Their voices rang out as though in triumph, though it was actually a bawdy song about the mating habits of manretts. The Sthondat-hide chambers of the drum reverberated as Orderly leapt upon it.

The humans had not thought of Heroes retreating. The rear of the building was unwatched as Raargh-Sergeant, Lesser-Sergeant, Trainer and Trader-Gunner made their hobbling run from it into what had been the Abbot's apartments. They crossed the cloister and chapel. A human, one of their priest kind, saw them and fled with a cry down a narrow flight of stairs. The kzin had no time or inclination to pursue but dragged a door shut behind the human and wedged it roughly shut. Raargh-Sergeant with his wounded legs and prosthetic arm, and carrying the sidearm, could not scale the rear wall at a bound, and Lesser-Sergeant and Trainer were partly crippled also, but they dragged a large piece of fallen rubble to it to make a step.

Then they were over the wall and in the outer ditch that circled the monastery. The roaring song from the Mess and the drum's booming had apparently masked any noise, and distracted the humans. They crawled forward.

“Look!” Lesser-Sergeant gripped his shoulder and hissed.

Two cars were approaching in the smoky sky. One seemed to be gathering the drifting bodies, which the wind was now blowing beyond the monastery and towards Grossgeister Swamp. The other seemed to be heading for the main gate. They were military vehicles, of course, drab-painted and snouted with weapons. Get into tall grass! Instinct shrieked. There was none. The monastery had been built in meadowland but the human refugees had taken all the vegetation long since to boil or as fuel for their cooking fires. Only hard bare earth and mud remained, almost black, with a scattering of bones and rubbish. Raargh-Sergeant had no time to curse the lack of camouflage gear: against that ground the kzins' orange fur blazed like a flare.

“Run!”

Crouching low, pain driving wounded limbs, in the partial shelter of the ditch. The drum booming. One of the aircars descending towards the monastery gate. The groundcar, its gun still trained on the Mess building, humans still craning at the sounds of revelry within, but a number of humans moving to the pad where the cars would land. Up and aim.

“Fire!”

Converging beams from the four weapons, fast, but not quite fast enough. Whatever human operated the gun car had been alert. Power-operated, the laser cannon had spun towards them even as they raised the weapons. The beams hit not the gun but the armored shielding.

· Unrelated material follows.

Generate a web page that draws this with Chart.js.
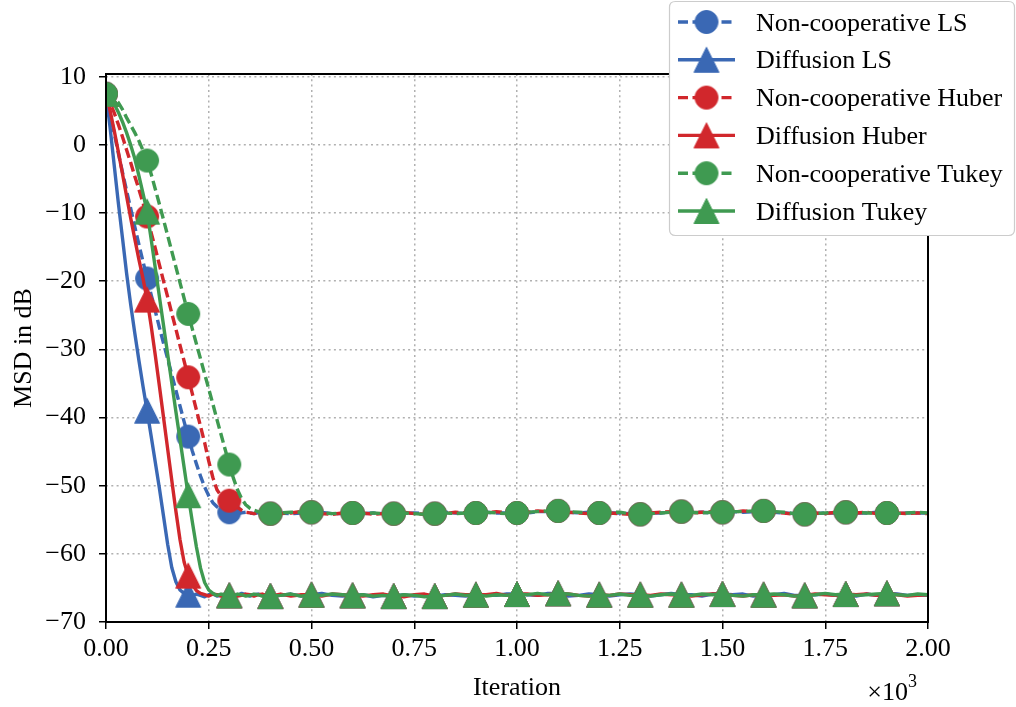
<!DOCTYPE html>
<html>
<head>
<meta charset="utf-8">
<script src="https://cdn.jsdelivr.net/npm/chart.js@4.4.1/dist/chart.umd.min.js"></script>
<style>
  html, body { margin: 0; padding: 0; background: #fff; }
  #wrap { width: 1016px; height: 707px; }
</style>
</head>
<body>
<div id="wrap"><canvas id="msdChart" width="1016" height="707"></canvas></div>
<script>
// sample grid (iterations): every 10 during the transient, every 25 afterwards
const iterations = [
  0, 10, 20, 30, 40, 50, 60, 70, 80, 90,
  100, 110, 120, 130, 140, 150, 160, 170, 180, 190,
  200, 210, 220, 230, 240, 250, 260, 270, 280, 290,
  300, 310, 320, 330, 340, 350, 360, 370, 380, 390,
  400,
  425, 450, 475, 500, 525, 550, 575, 600,
  625, 650, 675, 700, 725, 750, 775, 800,
  825, 850, 875, 900, 925, 950, 975, 1000,
  1025, 1050, 1075, 1100, 1125, 1150, 1175, 1200,
  1225, 1250, 1275, 1300, 1325, 1350, 1375, 1400,
  1425, 1450, 1475, 1500, 1525, 1550, 1575, 1600,
  1625, 1650, 1675, 1700, 1725, 1750, 1775, 1800,
  1825, 1850, 1875, 1900, 1925, 1950, 1975, 2000
];

const ncLS = [
  7.5, 4.6, 1.7, -1.2, -4.0, -6.7, -9.3, -12.0, -14.6, -17.1,
  -19.6, -22.0, -24.4, -26.8, -29.1, -31.4, -33.7, -36.0, -38.3, -40.6,
  -42.8, -44.9, -46.8, -48.6, -50.2, -51.5, -52.5, -53.1, -53.5, -53.8,
  -53.9, -54.0, -54.1, -54.0, -53.9, -54.0, -54.1, -54.0, -53.9, -54.0,
  -54.1,
  -54.0, -54.1, -54.0, -53.9, -53.9, -54.1, -54.1, -54.0,
  -54.1, -54.0, -54.1, -54.1, -54.1, -54.0, -54.1, -54.1,
  -53.9, -54.0, -54.1, -54.0, -53.9, -54.0, -54.0, -54.0,
  -54.0, -53.8, -53.8, -53.7, -53.9, -54.0, -53.9, -54.0,
  -54.0, -54.0, -54.1, -54.2, -54.0, -54.0, -53.9, -53.8,
  -53.9, -53.9, -54.0, -53.9, -53.8, -53.9, -53.8, -53.7,
  -53.9, -54.0, -54.1, -54.2, -54.1, -54.0, -54.0, -53.9,
  -54.0, -54.0, -53.9, -54.0, -54.1, -54.0, -54.0, -54.0
];

const diffLS = [
  7.5, 2.5, -3.0, -8.5, -13.6, -18.8, -23.4, -27.6, -31.6, -35.4,
  -39.0, -42.8, -46.6, -50.4, -54.5, -58.6, -62.0, -64.1, -65.3, -65.8,
  -66.0, -66.2, -65.9, -66.1, -66.3, -66.0, -65.9, -66.2, -66.1, -65.9,
  -66.1, -66.2, -66.1, -65.8, -66.0, -66.2, -66.0, -65.9, -66.1, -66.3,
  -66.2,
  -66.1, -65.9, -66.2, -66.0, -65.8, -66.1, -66.2, -66.1,
  -66.0, -66.3, -66.1, -66.2, -66.0, -66.2, -66.1, -66.2,
  -66.0, -66.1, -66.2, -66.0, -66.0, -66.1, -65.9, -65.9,
  -66.0, -66.1, -65.8, -65.8, -66.2, -66.1, -65.9, -66.0,
  -66.2, -66.0, -65.9, -66.0, -66.2, -66.0, -65.8, -66.0,
  -66.0, -66.2, -65.9, -65.9, -66.0, -65.9, -66.2, -66.0,
  -66.0, -65.8, -66.1, -66.1, -66.0, -65.9, -66.1, -65.9,
  -66.2, -65.9, -66.1, -65.8, -65.9, -66.1, -66.0, -66.1
];

const ncHuber = [
  7.5, 6.2, 4.7, 3.0, 1.2, -0.7, -2.6, -4.6, -6.5, -8.5,
  -10.5, -12.9, -15.2, -17.6, -20.0, -22.3, -24.7, -27.0, -29.4, -31.7,
  -34.1, -36.5, -38.9, -41.3, -43.7, -46.4, -48.8, -50.6, -51.5, -51.9,
  -52.2, -52.7, -53.2, -53.6, -53.9, -54.0, -54.1, -54.0, -53.9, -54.0,
  -54.1,
  -54.1, -54.0, -53.8, -53.9, -54.1, -54.2, -54.0, -54.0,
  -54.0, -54.2, -54.1, -54.1, -53.9, -54.1, -54.2, -54.1,
  -54.1, -53.9, -54.0, -54.0, -54.0, -53.8, -54.0, -54.0,
  -53.9, -53.7, -53.8, -53.7, -53.9, -54.0, -54.1, -54.0,
  -54.0, -54.1, -54.2, -54.2, -54.0, -53.9, -53.8, -53.8,
  -54.0, -53.9, -53.8, -53.9, -53.9, -53.7, -53.8, -53.7,
  -53.9, -54.0, -54.2, -54.2, -54.0, -54.1, -53.9, -53.9,
  -54.0, -53.9, -54.1, -54.0, -54.0, -54.1, -54.0, -54.1
];

const diffHuber = [
  7.5, 5.0, 2.1, -1.0, -4.2, -7.5, -10.7, -13.8, -16.8, -19.6,
  -22.7, -26.6, -30.9, -35.4, -40.0, -44.6, -49.2, -53.7, -57.9, -61.2,
  -63.2, -64.5, -65.4, -65.8, -66.0, -66.2, -65.9, -66.0, -66.2, -66.1,
  -66.1, -66.0, -66.2, -66.1, -65.9, -66.0, -66.2, -66.0, -65.9, -66.1,
  -66.2,
  -65.9, -66.2, -66.0, -66.0, -66.2, -65.9, -66.0, -66.1,
  -66.2, -66.0, -65.9, -66.2, -66.3, -66.0, -65.9, -66.2,
  -66.1, -65.9, -66.0, -66.0, -66.0, -65.8, -66.1, -65.9,
  -65.9, -66.1, -66.0, -65.8, -65.9, -66.1, -66.2, -66.0,
  -66.1, -65.9, -66.0, -66.0, -66.1, -65.9, -66.0, -66.0,
  -66.2, -66.0, -65.9, -65.9, -66.1, -66.2, -66.0, -66.0,
  -66.1, -66.0, -66.2, -66.1, -65.9, -66.0, -66.1, -65.9,
  -66.0, -65.9, -66.1, -65.8, -66.0, -66.2, -66.1, -66.0
];

const ncTukey = [
  7.5, 7.3, 6.9, 6.2, 5.2, 4.0, 2.9, 1.8, 0.6, -0.8,
  -2.3, -4.3, -6.5, -8.7, -11.0, -13.3, -15.6, -17.9, -20.2, -22.5,
  -24.8, -27.0, -29.2, -31.4, -33.6, -35.8, -38.0, -40.3, -42.5, -44.7,
  -46.9, -48.9, -50.6, -51.9, -52.8, -53.3, -53.6, -53.8, -54.0, -54.1,
  -54.1,
  -54.0, -53.9, -53.9, -53.9, -54.0, -54.1, -54.0, -54.0,
  -54.1, -54.0, -54.1, -54.1, -54.0, -54.1, -54.2, -54.1,
  -54.0, -54.1, -54.0, -54.0, -53.9, -54.0, -54.1, -54.0,
  -53.9, -53.8, -53.7, -53.7, -53.8, -53.9, -54.0, -54.0,
  -53.9, -53.9, -54.1, -54.2, -54.1, -54.0, -53.9, -53.8,
  -53.9, -54.0, -53.9, -53.9, -53.8, -53.8, -53.7, -53.7,
  -53.8, -53.9, -54.1, -54.2, -54.1, -54.0, -53.9, -53.9,
  -53.9, -54.0, -54.0, -54.0, -54.1, -54.0, -53.9, -54.0
];

const diffTukey = [
  7.5, 6.9, 6.0, 4.8, 3.4, 1.8, 0.0, -2.0, -4.5, -7.1,
  -9.8, -13.9, -18.1, -22.3, -26.5, -30.7, -34.9, -39.1, -43.2, -47.3,
  -51.4, -55.3, -59.0, -62.1, -64.2, -65.3, -65.8, -66.1, -65.9, -66.0,
  -66.1, -66.2, -65.9, -66.0, -66.2, -66.1, -65.9, -66.0, -66.2, -66.1,
  -66.2,
  -66.1, -65.9, -66.2, -66.0, -66.1, -65.9, -66.0, -66.1,
  -66.0, -66.2, -66.1, -66.2, -66.0, -66.1, -66.3, -66.2,
  -66.1, -65.9, -66.1, -66.0, -66.2, -66.0, -66.1, -65.9,
  -66.0, -65.8, -66.0, -65.8, -65.9, -66.1, -66.2, -66.0,
  -66.1, -65.9, -66.1, -66.0, -66.2, -66.0, -65.9, -66.0,
  -66.1, -65.9, -66.0, -65.9, -66.1, -66.2, -66.0, -66.0,
  -65.9, -66.0, -66.2, -66.1, -66.0, -65.8, -66.0, -65.9,
  -66.1, -66.0, -65.9, -65.8, -66.0, -66.1, -65.9, -66.0
];

const seriesNames = [
  "Non-cooperative LS", "Diffusion LS",
  "Non-cooperative Huber", "Diffusion Huber",
  "Non-cooperative Tukey", "Diffusion Tukey"
];
const xTicks = [0, 250, 500, 750, 1000, 1250, 1500, 1750, 2000];
const yTicks = [-70, -60, -50, -40, -30, -20, -10, 0, 10];

const BLUE = "#3a68b4", RED = "#d1272c", GREEN = "#3f9a51";
const FONT = "'Liberation Serif', 'DejaVu Serif', serif";

// matplotlib-like marker sprites (circle 'o' and triangle '^')
function markerSprite(shape, color) {
  const c = document.createElement("canvas");
  c.width = c.height = shape === "circle" ? 26 : 28;
  const g = c.getContext("2d");
  g.fillStyle = color;
  g.strokeStyle = color;
  g.lineWidth = 1;
  g.beginPath();
  if (shape === "circle") {
    g.arc(13, 13, 11.5, 0, Math.PI * 2);
  } else {
    g.moveTo(14, 1.5);
    g.lineTo(1.5, 26.5);
    g.lineTo(26.5, 26.5);
    g.closePath();
  }
  g.fill();
  g.stroke();
  return c;
}

const styles = [
  { data: ncLS, color: BLUE, dashed: true, shape: "circle" },
  { data: diffLS, color: BLUE, dashed: false, shape: "triangle" },
  { data: ncHuber, color: RED, dashed: true, shape: "circle" },
  { data: diffHuber, color: RED, dashed: false, shape: "triangle" },
  { data: ncTukey, color: GREEN, dashed: true, shape: "circle" },
  { data: diffTukey, color: GREEN, dashed: false, shape: "triangle" }
];
styles.forEach(s => s.sprite = markerSprite(s.shape, s.color));

const LW = 3.4;
const DASH = [10, 4.5];

const datasets = styles.map((s, i) => ({
  label: seriesNames[i],
  data: iterations.map((it, k) => ({ x: it, y: s.data[k] })),
  borderColor: s.color,
  backgroundColor: s.color,
  borderWidth: LW,
  borderDash: s.dashed ? DASH : [],
  borderCapStyle: "butt",
  borderJoinStyle: "round",
  tension: 0,
  pointStyle: s.sprite,
  pointRadius: ctx => {
    const it = iterations[ctx.dataIndex];
    return (it % 100 === 0 && it < 2000) ? 12 : 0;
  },
  pointHoverRadius: 0,
  order: styles.length - i
}));

const decorations = {
  id: "decorations",
  afterDatasetsDraw(chart) {
    const { ctx, chartArea: a } = chart;
    ctx.save();
    ctx.strokeStyle = "#000";
    ctx.lineWidth = 2;
    ctx.strokeRect(a.left, a.top, a.right - a.left, a.bottom - a.top);
    ctx.restore();
  },
  afterDraw(chart) {
    const { ctx, chartArea: a } = chart;
    ctx.save();
    ctx.fillStyle = "#000";
    ctx.font = "26px " + FONT;
    ctx.textBaseline = "alphabetic";

    // axis titles
    ctx.textAlign = "center";
    ctx.fillText("Iteration", (a.left + a.right) / 2, 695);
    ctx.save();
    ctx.translate(30.5, (a.top + a.bottom) / 2);
    ctx.rotate(-Math.PI / 2);
    ctx.fillText("MSD in dB", 0, 0);
    ctx.restore();

    // offset text
    ctx.textAlign = "right";
    ctx.fillText("\u00d710", 908, 700);
    ctx.textAlign = "left";
    ctx.font = "18px " + FONT;
    ctx.fillText("3", 908, 687);

    // legend
    const bx = 669.5, by = 1.5, bw = 345, bh = 234, r = 6;
    ctx.beginPath();
    ctx.moveTo(bx + r, by);
    ctx.lineTo(bx + bw - r, by);
    ctx.quadraticCurveTo(bx + bw, by, bx + bw, by + r);
    ctx.lineTo(bx + bw, by + bh - r);
    ctx.quadraticCurveTo(bx + bw, by + bh, bx + bw - r, by + bh);
    ctx.lineTo(bx + r, by + bh);
    ctx.quadraticCurveTo(bx, by + bh, bx, by + bh - r);
    ctx.lineTo(bx, by + r);
    ctx.quadraticCurveTo(bx, by, bx + r, by);
    ctx.closePath();
    ctx.fillStyle = "#fff";
    ctx.fill();
    ctx.strokeStyle = "#cccccc";
    ctx.lineWidth = 1.2;
    ctx.stroke();

    ctx.font = "26px " + FONT;
    ctx.textAlign = "left";
    styles.forEach((s, i) => {
      const cy = 22 + i * 37.8;
      ctx.beginPath();
      ctx.strokeStyle = s.color;
      ctx.lineWidth = LW;
      ctx.setLineDash(s.dashed ? DASH : []);
      ctx.moveTo(678, cy);
      ctx.lineTo(735, cy);
      ctx.stroke();
      ctx.setLineDash([]);
      ctx.drawImage(s.sprite, 706.5 - s.sprite.width / 2, cy - s.sprite.height / 2);
      ctx.fillStyle = "#000";
      ctx.fillText(seriesNames[i], 756, cy + 8.5);
    });
    ctx.restore();
  }
};

const gridCommon = {
  color: "#b0b0b0",
  lineWidth: 1.5,
  tickColor: "#000",
  tickWidth: 1.5,
  tickLength: 7
};

new Chart(document.getElementById("msdChart"), {
  type: "line",
  data: { datasets },
  options: {
    responsive: false,
    animation: false,
    devicePixelRatio: 1,
    layout: { padding: { top: 74, right: 88, left: 0, bottom: 0 } },
    plugins: { legend: { display: false }, tooltip: { enabled: false } },
    events: [],
    scales: {
      x: {
        type: "linear",
        min: 0,
        max: 2000,
        afterBuildTicks: s => { s.ticks = xTicks.map(v => ({ value: v })); },
        afterFit: s => { s.height = 85; },
        ticks: {
          callback: v => (v / 1000).toFixed(2),
          color: "#000",
          font: { family: FONT, size: 26 },
          padding: 5,
          maxRotation: 0,
          autoSkip: false
        },
        grid: gridCommon,
        border: { display: false, dash: [2, 3.3] }
      },
      y: {
        type: "linear",
        min: -70,
        max: 10.4,
        afterBuildTicks: s => { s.ticks = yTicks.map(v => ({ value: v })); },
        afterFit: s => { s.width = 106; },
        ticks: {
          callback: v => v < 0 ? "\u2212" + Math.abs(v) : String(v),
          color: "#000",
          font: { family: FONT, size: 26 },
          padding: 13,
          autoSkip: false
        },
        grid: gridCommon,
        border: { display: false, dash: [2, 3.3] }
      }
    }
  },
  plugins: [decorations]
});
</script>
</body>
</html>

“Down! Down into the ditch!”

Too late for Trainer, a blizzard of glass needles from one of the human strakkaker guns turning his chest cavity into an instant skeleton, his weapon spinning away, Trainer standing grotesque for a second like one of his own lecturer's diagram before collapsing in pink bones and disarticulated limbs. There was other firing, presumably the squad weapons in the Mess. There was a high-pitched squalling from the humans. He recognized the words of some human calling for medical assistance. The gun car's driver was probably shaken by the impacts, but after a moment it fired too, the awful blue-green light burning the smoke and dust just above.

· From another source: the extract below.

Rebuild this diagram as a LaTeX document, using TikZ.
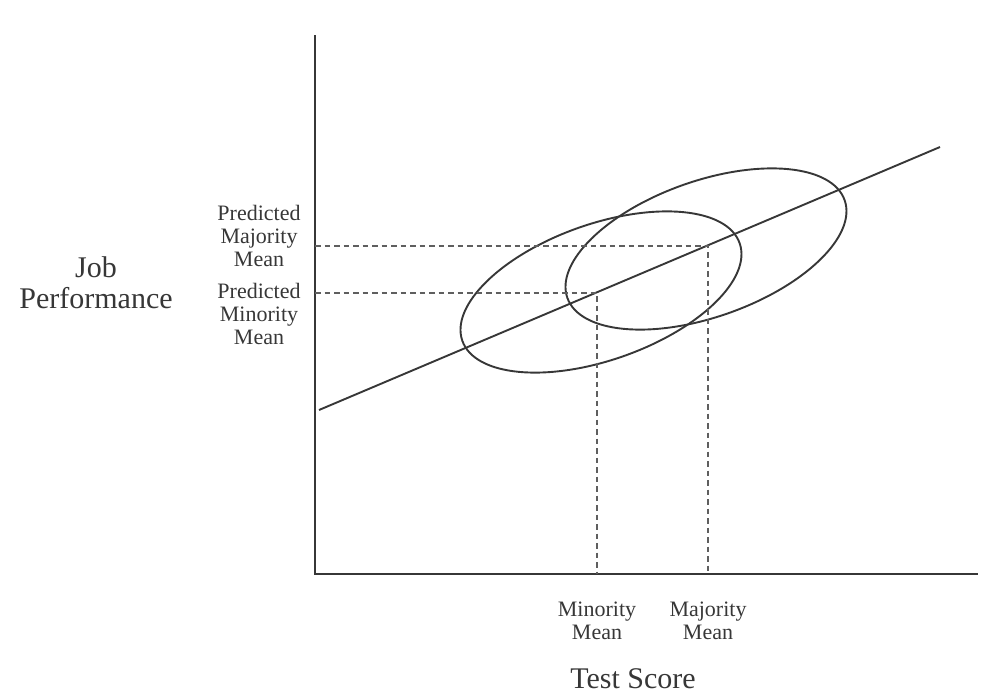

The beam from the car lowered, hitting the far lip of the ditch in a line of live steam and melting slag. Too near and they will boil us. But they have not hit us yet. Still, such a laser could only have a short firing time. Getting rid of heat at the source without large and elaborate cooling units was a perennial problem.

And someone was still beating the battle drum, in true defiance now. And the Kzinti voices were raised in no bawdy barrack-room ballad but in the cadences of Lord Chmeee's last battle hymn.

Second Corporal, Junior Doctor and Groom bursting out in a diversionary run, whirling to drive straight at the mass of humans. Second Corporal raising the last side arm, a storm of fire cutting them down. The squad weapons firing from the Mess, their beams keeping the humans down, scattered and behind the walls. But it was a short, professional burst. If the Heroes who had fired remembered their training and his orders they were down quickly and under cover. Trader-Gunner was bobbling up and down, firing from the lip of the ditch, though still, as ordered, firing only at the car.